The task »
Restate the records below word for word, and omit the images they hold.

Records with drawing code:
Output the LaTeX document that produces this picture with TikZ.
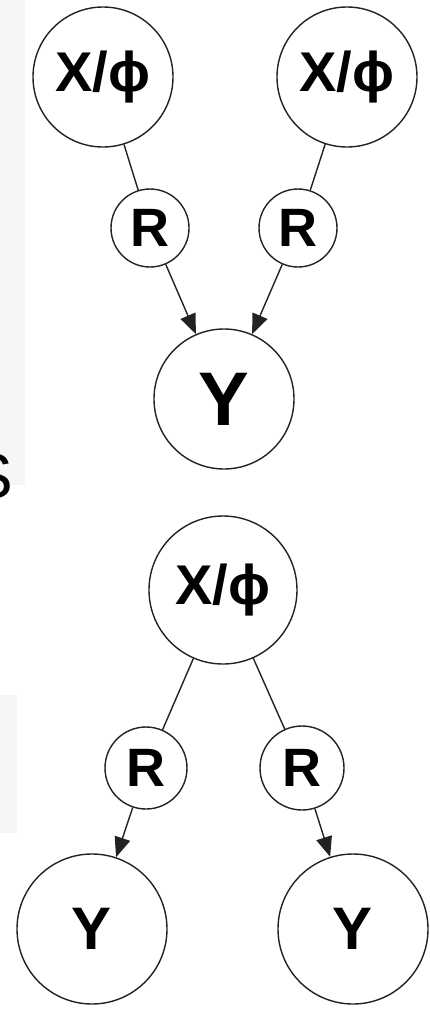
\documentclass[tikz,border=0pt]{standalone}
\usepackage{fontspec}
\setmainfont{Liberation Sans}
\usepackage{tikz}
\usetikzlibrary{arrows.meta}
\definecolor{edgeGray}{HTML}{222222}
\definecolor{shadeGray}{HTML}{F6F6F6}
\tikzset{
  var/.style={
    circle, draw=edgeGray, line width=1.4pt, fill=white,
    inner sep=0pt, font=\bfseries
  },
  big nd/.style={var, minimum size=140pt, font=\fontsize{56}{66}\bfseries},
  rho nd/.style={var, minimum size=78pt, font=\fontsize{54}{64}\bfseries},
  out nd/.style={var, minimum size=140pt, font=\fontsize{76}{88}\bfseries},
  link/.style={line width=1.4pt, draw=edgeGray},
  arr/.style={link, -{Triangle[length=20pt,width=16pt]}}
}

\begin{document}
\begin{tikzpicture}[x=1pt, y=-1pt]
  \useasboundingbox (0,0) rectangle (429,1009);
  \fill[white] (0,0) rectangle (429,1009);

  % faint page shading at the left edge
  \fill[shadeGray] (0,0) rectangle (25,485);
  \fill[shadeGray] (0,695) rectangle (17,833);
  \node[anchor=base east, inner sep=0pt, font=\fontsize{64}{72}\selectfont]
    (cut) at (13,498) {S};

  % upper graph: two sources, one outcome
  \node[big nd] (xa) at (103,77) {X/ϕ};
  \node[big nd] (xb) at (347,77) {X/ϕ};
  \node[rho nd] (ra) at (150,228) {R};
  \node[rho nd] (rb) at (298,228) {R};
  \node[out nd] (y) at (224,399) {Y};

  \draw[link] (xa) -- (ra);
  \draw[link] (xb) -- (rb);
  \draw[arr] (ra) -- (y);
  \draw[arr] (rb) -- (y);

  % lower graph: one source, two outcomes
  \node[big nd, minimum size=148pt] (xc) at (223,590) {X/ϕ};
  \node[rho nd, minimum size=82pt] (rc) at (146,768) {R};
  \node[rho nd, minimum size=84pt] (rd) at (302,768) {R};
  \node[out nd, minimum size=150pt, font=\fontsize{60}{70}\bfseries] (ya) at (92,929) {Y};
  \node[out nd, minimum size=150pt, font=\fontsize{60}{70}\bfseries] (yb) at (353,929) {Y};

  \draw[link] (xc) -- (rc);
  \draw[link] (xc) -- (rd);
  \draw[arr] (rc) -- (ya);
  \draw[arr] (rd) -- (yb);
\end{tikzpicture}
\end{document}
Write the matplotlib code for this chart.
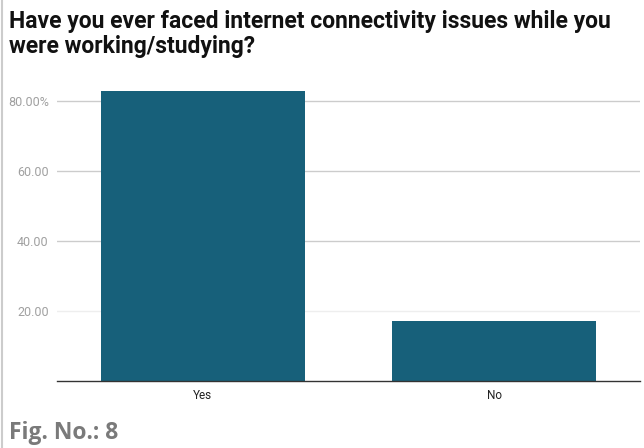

Answer »
Output the LaTeX document that produces this picture with TikZ.
\documentclass[tikz,border=0pt]{standalone}
\usepackage{fontspec}
\setmainfont{Liberation Sans}
\usepackage{tikz}
\usetikzlibrary{arrows.meta}
\definecolor{edgeGray}{HTML}{222222}
\definecolor{shadeGray}{HTML}{F6F6F6}
\tikzset{
  var/.style={
    circle, draw=edgeGray, line width=1.4pt, fill=white,
    inner sep=0pt, font=\bfseries
  },
  big nd/.style={var, minimum size=140pt, font=\fontsize{56}{66}\bfseries},
  rho nd/.style={var, minimum size=78pt, font=\fontsize{54}{64}\bfseries},
  out nd/.style={var, minimum size=140pt, font=\fontsize{76}{88}\bfseries},
  link/.style={line width=1.4pt, draw=edgeGray},
  arr/.style={link, -{Triangle[length=20pt,width=16pt]}}
}

\begin{document}
\begin{tikzpicture}[x=1pt, y=-1pt]
  \useasboundingbox (0,0) rectangle (429,1009);
  \fill[white] (0,0) rectangle (429,1009);

  % faint page shading at the left edge
  \fill[shadeGray] (0,0) rectangle (25,485);
  \fill[shadeGray] (0,695) rectangle (17,833);
  \node[anchor=base east, inner sep=0pt, font=\fontsize{64}{72}\selectfont]
    (cut) at (13,498) {S};

  % upper graph: two sources, one outcome
  \node[big nd] (xa) at (103,77) {X/ϕ};
  \node[big nd] (xb) at (347,77) {X/ϕ};
  \node[rho nd] (ra) at (150,228) {R};
  \node[rho nd] (rb) at (298,228) {R};
  \node[out nd] (y) at (224,399) {Y};

  \draw[link] (xa) -- (ra);
  \draw[link] (xb) -- (rb);
  \draw[arr] (ra) -- (y);
  \draw[arr] (rb) -- (y);

  % lower graph: one source, two outcomes
  \node[big nd, minimum size=148pt] (xc) at (223,590) {X/ϕ};
  \node[rho nd, minimum size=82pt] (rc) at (146,768) {R};
  \node[rho nd, minimum size=84pt] (rd) at (302,768) {R};
  \node[out nd, minimum size=150pt, font=\fontsize{60}{70}\bfseries] (ya) at (92,929) {Y};
  \node[out nd, minimum size=150pt, font=\fontsize{60}{70}\bfseries] (yb) at (353,929) {Y};

  \draw[link] (xc) -- (rc);
  \draw[link] (xc) -- (rd);
  \draw[arr] (rc) -- (ya);
  \draw[arr] (rd) -- (yb);
\end{tikzpicture}
\end{document}
Write the matplotlib code for this chart.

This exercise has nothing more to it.